Leave out any picture and return the remaining listing below exactly as given.

--- START OF DATA BLOCK ---

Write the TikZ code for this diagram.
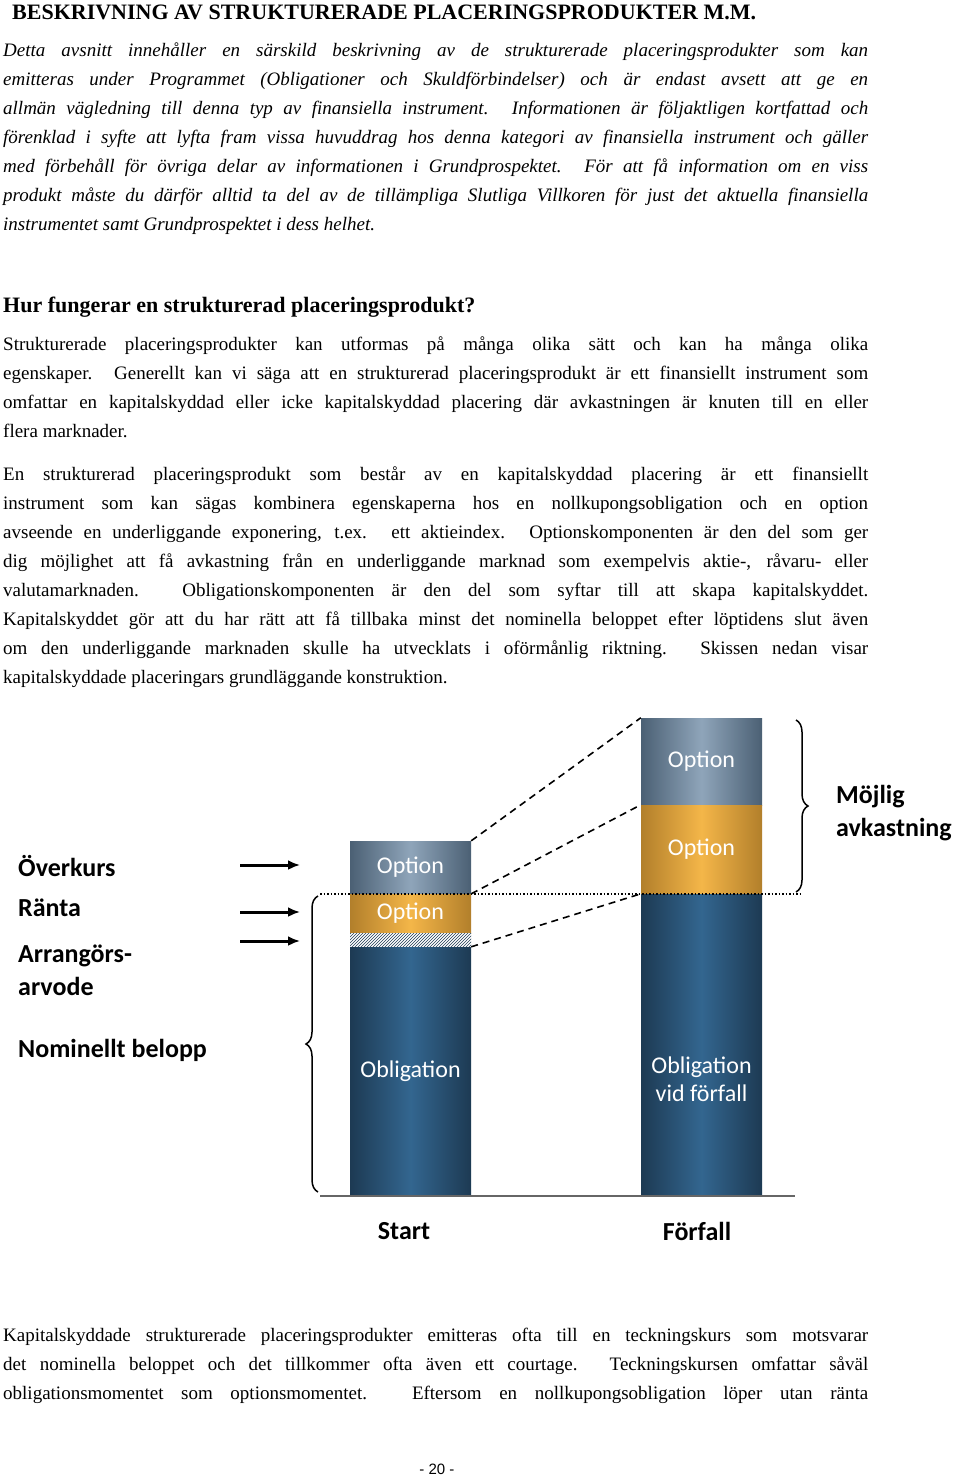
\documentclass[tikz,border=0pt]{standalone}
\usepackage{fontspec}
\setmainfont{Liberation Serif}
\newfontfamily\calib{Carlito}
\newfontfamily\arialf{Liberation Sans}
\usetikzlibrary{arrows.meta,positioning,patterns,decorations.pathreplacing}
\definecolor{optgrey}{HTML}{8FA5BA}
\definecolor{optgreyd}{HTML}{4B6074}
\definecolor{optgold}{HTML}{F4B649}
\definecolor{optgoldd}{HTML}{B27F2B}
\definecolor{oblblue}{HTML}{33668F}
\definecolor{oblblued}{HTML}{1D3A53}
\tikzset{para/.style={anchor=north west, inner sep=0pt, align=left, font=\fontsize{19}{29}\selectfont},
  seg/.style={minimum width=121pt, inner sep=0pt, text=white, font=\calib\fontsize{24}{28}\selectfont},
  greyseg/.style={seg, left color=optgreyd, right color=optgreyd, middle color=optgrey},
  goldseg/.style={seg, left color=optgoldd, right color=optgoldd, middle color=optgold},
  blueseg/.style={seg, left color=oblblued, right color=oblblued, middle color=oblblue},
  lbl/.style={anchor=west, inner sep=0pt, align=left, font=\calib\bfseries\fontsize{26}{33}\selectfont},
  arr/.style={draw, -{Latex[length=12pt,width=10pt]}, line width=3pt},
  dsh/.style={draw, dashed, line width=1.6pt, dash pattern=on 7pt off 5pt}}
\newcommand{\jl}[1]{\makebox[865pt][s]{#1}\\}

\begin{document}
\begin{tikzpicture}[x=1pt,y=-1pt]
        \useasboundingbox[fill=white] (0,0) rectangle (960,1476);
        % page text
        \node[anchor=base west, inner sep=0pt, font=\bfseries\fontsize{22}{26}\selectfont] (title) at (12,19) {BESKRIVNING AV STRUKTURERADE PLACERINGSPRODUKTER M.M.};
        \node[para, font=\itshape\fontsize{19}{29}\selectfont] (intro) at (3,43) {
            \jl{Detta avsnitt innehåller en särskild beskrivning av de strukturerade placeringsprodukter som kan}
            \jl{emitteras under Programmet (Obligationer och Skuldförbindelser) och är endast avsett att ge en}
            \jl{allmän vägledning till denna typ av finansiella instrument. Informationen är följaktligen kortfattad och}
            \jl{förenklad i syfte att lyfta fram vissa huvuddrag hos denna kategori av finansiella instrument och gäller}
            \jl{med förbehåll för övriga delar av informationen i Grundprospektet. För att få information om en viss}
            \jl{produkt måste du därför alltid ta del av de tillämpliga Slutliga Villkoren för just det aktuella finansiella}
            instrumentet samt Grundprospektet i dess helhet.};
        \node[anchor=base west, inner sep=0pt, font=\bfseries\fontsize{22}{26}\selectfont] (head) at (3,312) {Hur fungerar en strukturerad placeringsprodukt?};
        \node[para] (para1) at (3,337) {
            \jl{Strukturerade placeringsprodukter kan utformas på många olika sätt och kan ha många olika}
            \jl{egenskaper. Generellt kan vi säga att en strukturerad placeringsprodukt är ett finansiellt instrument som}
            \jl{omfattar en kapitalskyddad eller icke kapitalskyddad placering där avkastningen är knuten till en eller}
            flera marknader.};
        \node[para] (para2) at (3,467) {
            \jl{En strukturerad placeringsprodukt som består av en kapitalskyddad placering är ett finansiellt}
            \jl{instrument som kan sägas kombinera egenskaperna hos en nollkupongsobligation och en option}
            \jl{avseende en underliggande exponering, t.ex. ett aktieindex. Optionskomponenten är den del som ger}
            \jl{dig möjlighet att få avkastning från en underliggande marknad som exempelvis aktie-, råvaru- eller}
            \jl{valutamarknaden. Obligationskomponenten är den del som syftar till att skapa kapitalskyddet.}
            \jl{Kapitalskyddet gör att du har rätt att få tillbaka minst det nominella beloppet efter löptidens slut även}
            \jl{om den underliggande marknaden skulle ha utvecklats i oförmånlig riktning. Skissen nedan visar}
            kapitalskyddade placeringars grundläggande konstruktion.};
        \node[para] (para3) at (3,1328) {
            \jl{Kapitalskyddade strukturerade placeringsprodukter emitteras ofta till en teckningskurs som motsvarar}
            \jl{det nominella beloppet och det tillkommer ofta även ett courtage. Teckningskursen omfattar såväl}
            \makebox[865pt][s]{obligationsmomentet som optionsmomentet. Eftersom en nollkupongsobligation löper utan ränta}};
        \node[font=\arialf\fontsize{15}{18}\selectfont] (pageno) at (437,1469) {- 20 -};
        % bars
        \node[greyseg, minimum height=53pt] (lo) at (410.5,867.5) {Option};
        \node[goldseg, minimum height=39pt] (lg) at (410.5,913.5) {Option};
        \node[seg, minimum height=14pt, fill=white, postaction={pattern=north east lines, pattern color=oblblued}] (lh) at (410.5,940) {};
        \node[blueseg, minimum height=248pt] (lb) at (410.5,1071) {Obligation};
        \node[greyseg, minimum height=87pt] (ro) at (701.5,761.5) {Option};
        \node[goldseg, minimum height=89pt] (rg) at (701.5,849.5) {Option};
        \node[blueseg, minimum height=301pt] (rb) at (701.5,1044.5) {};
        \node[seg, align=center, font=\calib\fontsize{24}{28}\selectfont] (rbt) at (701.5,1079) {Obligation\\vid förfall};
        % connectors
        \draw[dsh] (lo.north east) -- (ro.north west);
        \draw[dsh] (lg.north east) -- (rg.north west);
        \draw[dsh] (lb.north east) -- (rb.north west);
        \coordinate (d1) at (320,894);
        \coordinate (d2) at (800,894);
        \draw[dotted, line width=1.5pt] (d1) -- (d2);
        \coordinate (b1) at (320,1196);
        \coordinate (b2) at (795,1196);
        \draw[line width=2.5pt, black!60] (b1) -- (b2);
        \coordinate (rt) at (796,720);
        \coordinate (rm) at (796,892);
        \draw[line width=1.5pt, decorate, decoration={brace, amplitude=12pt}] (rt) -- (rm);
        \coordinate (lt) at (318,896);
        \coordinate (lm) at (318,1192);
        \draw[line width=1.5pt, decorate, decoration={brace, amplitude=12pt}] (lm) -- (lt);
        % labels
        \node[lbl] (ok) at (18,866) {Överkurs};
        \node[lbl] (ra) at (18,908) {Ränta};
        \node[lbl] (ar) at (18,970) {Arrangörs-\\arvode};
        \node[lbl] (nb) at (18,1050) {Nominellt belopp};
        \node[lbl] (mo) at (836,813) {Möjlig\\avkastning};
        \node[lbl, anchor=center] (st) at (404,1231) {Start};
        \node[lbl, anchor=center] (ff) at (697,1231) {Förfall};
        \foreach \y/\n in {865/a1, 912/a2, 941/a3} {
            \coordinate (\n s) at (240,\y);
            \coordinate (\n e) at (300,\y);
            \draw[arr] (\n s) -- (\n e);
        }
\end{tikzpicture}
\end{document}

--- END OF DATA BLOCK ---

--- REPLY ---
Write the TikZ code for this diagram.
\documentclass[tikz,border=0pt]{standalone}
\usepackage{fontspec}
\setmainfont{Liberation Serif}
\newfontfamily\calib{Carlito}
\newfontfamily\arialf{Liberation Sans}
\usetikzlibrary{arrows.meta,positioning,patterns,decorations.pathreplacing}
\definecolor{optgrey}{HTML}{8FA5BA}
\definecolor{optgreyd}{HTML}{4B6074}
\definecolor{optgold}{HTML}{F4B649}
\definecolor{optgoldd}{HTML}{B27F2B}
\definecolor{oblblue}{HTML}{33668F}
\definecolor{oblblued}{HTML}{1D3A53}
\tikzset{para/.style={anchor=north west, inner sep=0pt, align=left, font=\fontsize{19}{29}\selectfont},
  seg/.style={minimum width=121pt, inner sep=0pt, text=white, font=\calib\fontsize{24}{28}\selectfont},
  greyseg/.style={seg, left color=optgreyd, right color=optgreyd, middle color=optgrey},
  goldseg/.style={seg, left color=optgoldd, right color=optgoldd, middle color=optgold},
  blueseg/.style={seg, left color=oblblued, right color=oblblued, middle color=oblblue},
  lbl/.style={anchor=west, inner sep=0pt, align=left, font=\calib\bfseries\fontsize{26}{33}\selectfont},
  arr/.style={draw, -{Latex[length=12pt,width=10pt]}, line width=3pt},
  dsh/.style={draw, dashed, line width=1.6pt, dash pattern=on 7pt off 5pt}}
\newcommand{\jl}[1]{\makebox[865pt][s]{#1}\\}

\begin{document}
\begin{tikzpicture}[x=1pt,y=-1pt]
        \useasboundingbox[fill=white] (0,0) rectangle (960,1476);
        % page text
        \node[anchor=base west, inner sep=0pt, font=\bfseries\fontsize{22}{26}\selectfont] (title) at (12,19) {BESKRIVNING AV STRUKTURERADE PLACERINGSPRODUKTER M.M.};
        \node[para, font=\itshape\fontsize{19}{29}\selectfont] (intro) at (3,43) {
            \jl{Detta avsnitt innehåller en särskild beskrivning av de strukturerade placeringsprodukter som kan}
            \jl{emitteras under Programmet (Obligationer och Skuldförbindelser) och är endast avsett att ge en}
            \jl{allmän vägledning till denna typ av finansiella instrument. Informationen är följaktligen kortfattad och}
            \jl{förenklad i syfte att lyfta fram vissa huvuddrag hos denna kategori av finansiella instrument och gäller}
            \jl{med förbehåll för övriga delar av informationen i Grundprospektet. För att få information om en viss}
            \jl{produkt måste du därför alltid ta del av de tillämpliga Slutliga Villkoren för just det aktuella finansiella}
            instrumentet samt Grundprospektet i dess helhet.};
        \node[anchor=base west, inner sep=0pt, font=\bfseries\fontsize{22}{26}\selectfont] (head) at (3,312) {Hur fungerar en strukturerad placeringsprodukt?};
        \node[para] (para1) at (3,337) {
            \jl{Strukturerade placeringsprodukter kan utformas på många olika sätt och kan ha många olika}
            \jl{egenskaper. Generellt kan vi säga att en strukturerad placeringsprodukt är ett finansiellt instrument som}
            \jl{omfattar en kapitalskyddad eller icke kapitalskyddad placering där avkastningen är knuten till en eller}
            flera marknader.};
        \node[para] (para2) at (3,467) {
            \jl{En strukturerad placeringsprodukt som består av en kapitalskyddad placering är ett finansiellt}
            \jl{instrument som kan sägas kombinera egenskaperna hos en nollkupongsobligation och en option}
            \jl{avseende en underliggande exponering, t.ex. ett aktieindex. Optionskomponenten är den del som ger}
            \jl{dig möjlighet att få avkastning från en underliggande marknad som exempelvis aktie-, råvaru- eller}
            \jl{valutamarknaden. Obligationskomponenten är den del som syftar till att skapa kapitalskyddet.}
            \jl{Kapitalskyddet gör att du har rätt att få tillbaka minst det nominella beloppet efter löptidens slut även}
            \jl{om den underliggande marknaden skulle ha utvecklats i oförmånlig riktning. Skissen nedan visar}
            kapitalskyddade placeringars grundläggande konstruktion.};
        \node[para] (para3) at (3,1328) {
            \jl{Kapitalskyddade strukturerade placeringsprodukter emitteras ofta till en teckningskurs som motsvarar}
            \jl{det nominella beloppet och det tillkommer ofta även ett courtage. Teckningskursen omfattar såväl}
            \makebox[865pt][s]{obligationsmomentet som optionsmomentet. Eftersom en nollkupongsobligation löper utan ränta}};
        \node[font=\arialf\fontsize{15}{18}\selectfont] (pageno) at (437,1469) {- 20 -};
        % bars
        \node[greyseg, minimum height=53pt] (lo) at (410.5,867.5) {Option};
        \node[goldseg, minimum height=39pt] (lg) at (410.5,913.5) {Option};
        \node[seg, minimum height=14pt, fill=white, postaction={pattern=north east lines, pattern color=oblblued}] (lh) at (410.5,940) {};
        \node[blueseg, minimum height=248pt] (lb) at (410.5,1071) {Obligation};
        \node[greyseg, minimum height=87pt] (ro) at (701.5,761.5) {Option};
        \node[goldseg, minimum height=89pt] (rg) at (701.5,849.5) {Option};
        \node[blueseg, minimum height=301pt] (rb) at (701.5,1044.5) {};
        \node[seg, align=center, font=\calib\fontsize{24}{28}\selectfont] (rbt) at (701.5,1079) {Obligation\\vid förfall};
        % connectors
        \draw[dsh] (lo.north east) -- (ro.north west);
        \draw[dsh] (lg.north east) -- (rg.north west);
        \draw[dsh] (lb.north east) -- (rb.north west);
        \coordinate (d1) at (320,894);
        \coordinate (d2) at (800,894);
        \draw[dotted, line width=1.5pt] (d1) -- (d2);
        \coordinate (b1) at (320,1196);
        \coordinate (b2) at (795,1196);
        \draw[line width=2.5pt, black!60] (b1) -- (b2);
        \coordinate (rt) at (796,720);
        \coordinate (rm) at (796,892);
        \draw[line width=1.5pt, decorate, decoration={brace, amplitude=12pt}] (rt) -- (rm);
        \coordinate (lt) at (318,896);
        \coordinate (lm) at (318,1192);
        \draw[line width=1.5pt, decorate, decoration={brace, amplitude=12pt}] (lm) -- (lt);
        % labels
        \node[lbl] (ok) at (18,866) {Överkurs};
        \node[lbl] (ra) at (18,908) {Ränta};
        \node[lbl] (ar) at (18,970) {Arrangörs-\\arvode};
        \node[lbl] (nb) at (18,1050) {Nominellt belopp};
        \node[lbl] (mo) at (836,813) {Möjlig\\avkastning};
        \node[lbl, anchor=center] (st) at (404,1231) {Start};
        \node[lbl, anchor=center] (ff) at (697,1231) {Förfall};
        \foreach \y/\n in {865/a1, 912/a2, 941/a3} {
            \coordinate (\n s) at (240,\y);
            \coordinate (\n e) at (300,\y);
            \draw[arr] (\n s) -- (\n e);
        }
\end{tikzpicture}
\end{document}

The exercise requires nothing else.